Generation parameters

Daniil edited this page Sep 19, 2023 · 1 revision

Temporarily out of service

This guide explains the fine-tuning of generation settings for GPT models. In NeuroGPT, you can find them as follows: Settings >> Parameters.


temperature

In other words, the temperature. This parameter controls the diversity of the model's responses. A lower value makes the generation more deterministic and predictable, as it tends to choose the most probable words. A higher value makes the generation more random and creative, allowing the model to choose less probable words. A higher temperature can lead to incoherent and illogical responses. The default value is 1. When T>1, it gives more weight to less probable words than to probable ones.

top_p

The top-p parameter indicates how many words can be considered for choosing the next word in text generation. It limits the number of most probable words from which the model randomly selects. This helps create responses with different word variations. What is the difference from temperature? Top-p controls the size of the word pool from which the next word is chosen, while the temperature parameter regulates the diversity and randomness of word selection from that pool. The default value is 0.9.

n_choices

The n_choices parameter affects the number of generated alternative answer options. The default value is 1.

stop

In other words, stop. This is a way to tell the model when it should stop the generation. In this parameter, you can set specific stop words or phrases that, when encountered, the model should stop generating its response. This is useful when you want to control the length of the response or specify a stopping point.

max_context

This parameter controls the maximum number of tokens you want to include in the dialogue context. A token is a unit used to tokenize text into words and punctuation marks. For example, max_context = 3000 means that the model will "remember" only the last 3000 tokens and use them for generating a response. It is important to note that if you have chosen gpt-3.5-turbo, its maximum context is 4097, so even if you specify max_context = 10000, the maximum context will still be 4097.

max_generations

This parameter determines the maximum length of generated tokens.
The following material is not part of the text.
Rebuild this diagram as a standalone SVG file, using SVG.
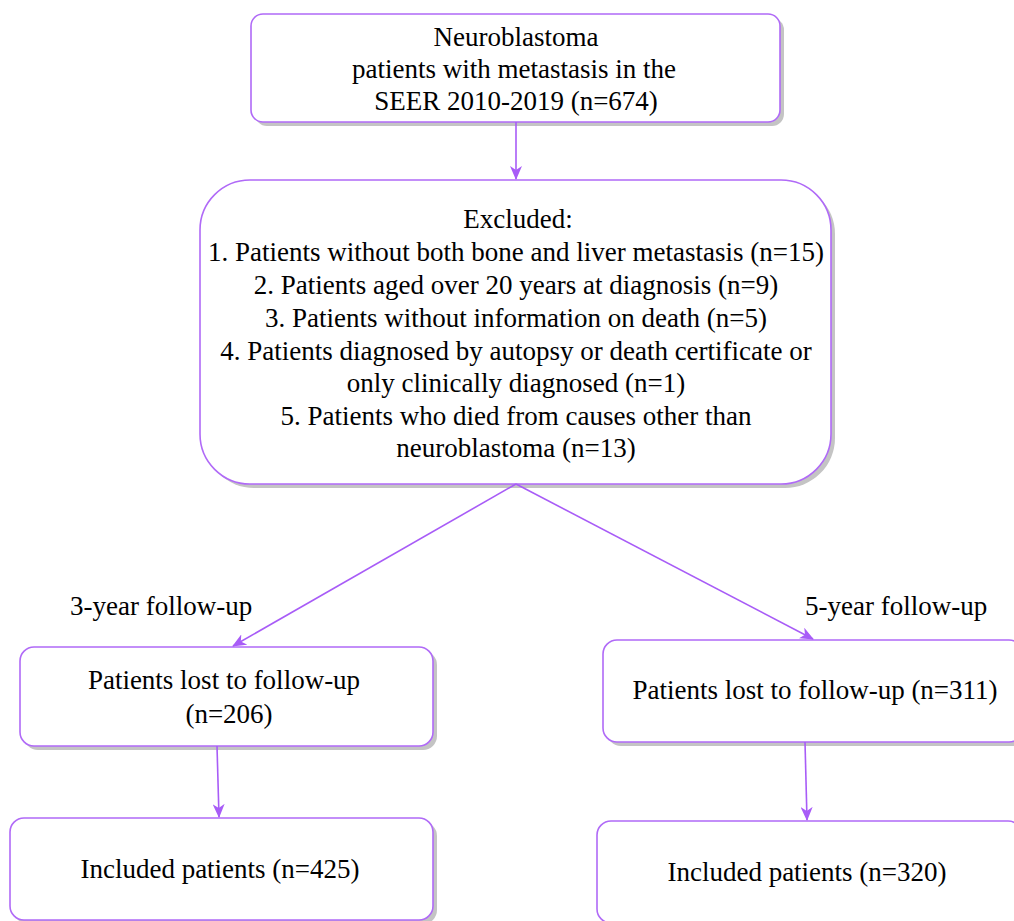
<svg xmlns="http://www.w3.org/2000/svg" width="1014" height="921" viewBox="0 0 1014 921">
<style>
.box{fill:#fff;stroke:#b06af7;stroke-width:1.6}
.sh{fill:#c4c4c4}
text{font-family:'Liberation Serif','Times New Roman',serif;font-size:27px;fill:#000}
.t{text-anchor:middle}
.c{stroke:#a85cf7;stroke-width:1.6;fill:none;marker-end:url(#ah)}
</style>
<defs>
<marker id="ah" markerWidth="14" markerHeight="12" refX="13" refY="6" orient="auto" markerUnits="userSpaceOnUse">
<path d="M0,0 L14,6 L0,12 L4,6 Z" fill="#a85cf7"/>
</marker>
</defs>
<g id="n1">
<rect class="sh" x="255" y="18" width="529" height="108" rx="12"/>
<rect class="box" x="251" y="14" width="529" height="108" rx="12"/>
<text class="t" x="516" y="46">Neuroblastoma</text>
<text class="t" x="514" y="78">patients with metastasis in the</text>
<text class="t" x="516" y="110">SEER 2010-2019 (n=674)</text>
</g>
<g id="n2">
<rect class="sh" x="204" y="184" width="631" height="304" rx="50"/>
<rect class="box" x="200" y="180" width="631" height="304" rx="50"/>
<text class="t" x="518" y="228">Excluded:</text>
<text class="t" x="516" y="261">1. Patients without both bone and liver metastasis (n=15)</text>
<text class="t" x="516" y="294">2. Patients aged over 20 years at diagnosis (n=9)</text>
<text class="t" x="516" y="327">3. Patients without information on death (n=5)</text>
<text class="t" x="516" y="360">4. Patients diagnosed by autopsy or death certificate or</text>
<text class="t" x="516" y="392">only clinically diagnosed (n=1)</text>
<text class="t" x="516" y="425">5. Patients who died from causes other than</text>
<text class="t" x="516" y="457">neuroblastoma (n=13)</text>
</g>
<g id="lbl3">
<text x="70" y="615">3-year follow-up</text>
</g>
<g id="lbl5">
<text x="805" y="615">5-year follow-up</text>
</g>
<g id="n3">
<rect class="sh" x="24" y="651" width="413" height="99" rx="14"/>
<rect class="box" x="20" y="647" width="413" height="99" rx="14"/>
<text class="t" x="224" y="689">Patients lost to follow-up</text>
<text class="t" x="229" y="723">(n=206)</text>
</g>
<g id="n4">
<rect class="sh" x="607" y="644" width="420" height="102" rx="14"/>
<rect class="box" x="603" y="640" width="420" height="102" rx="14"/>
<text class="t" x="815" y="699">Patients lost to follow-up (n=311)</text>
</g>
<g id="n5">
<rect class="sh" x="14" y="822" width="423" height="102" rx="14"/>
<rect class="box" x="10" y="818" width="423" height="102" rx="14"/>
<text class="t" x="220" y="878">Included patients (n=425)</text>
</g>
<g id="n6">
<rect class="sh" x="601" y="825" width="425" height="102" rx="14"/>
<rect class="box" x="597" y="821" width="425" height="102" rx="14"/>
<text class="t" x="807" y="881">Included patients (n=320)</text>
</g>
<g id="connectors">
<line class="c" x1="516" y1="122" x2="516" y2="179"/>
<line class="c" x1="516" y1="484" x2="233" y2="646"/>
<line class="c" x1="516" y1="484" x2="813" y2="639"/>
<line class="c" x1="217" y1="746" x2="219" y2="817"/>
<line class="c" x1="805" y1="742" x2="807" y2="820"/>
</g>
</svg>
If a long and informative response is required, you should increase this value, but keep in mind that longer responses may increase the API call execution time.

presence_penalty

Changing this parameter affects the likelihood of the model repeating words or phrases in its responses. Increasing the value of this parameter reduces the likelihood of repetitions, while decreasing the value allows for more repetitions to be used.

frequency_penalty

This parameter determines the degree to which the model prefers to use words or phrases that are more commonly encountered in the language. If the value of this parameter is higher, the model will be more inclined to use less common words. If the value is lower, preference will be given to more frequently occurring words.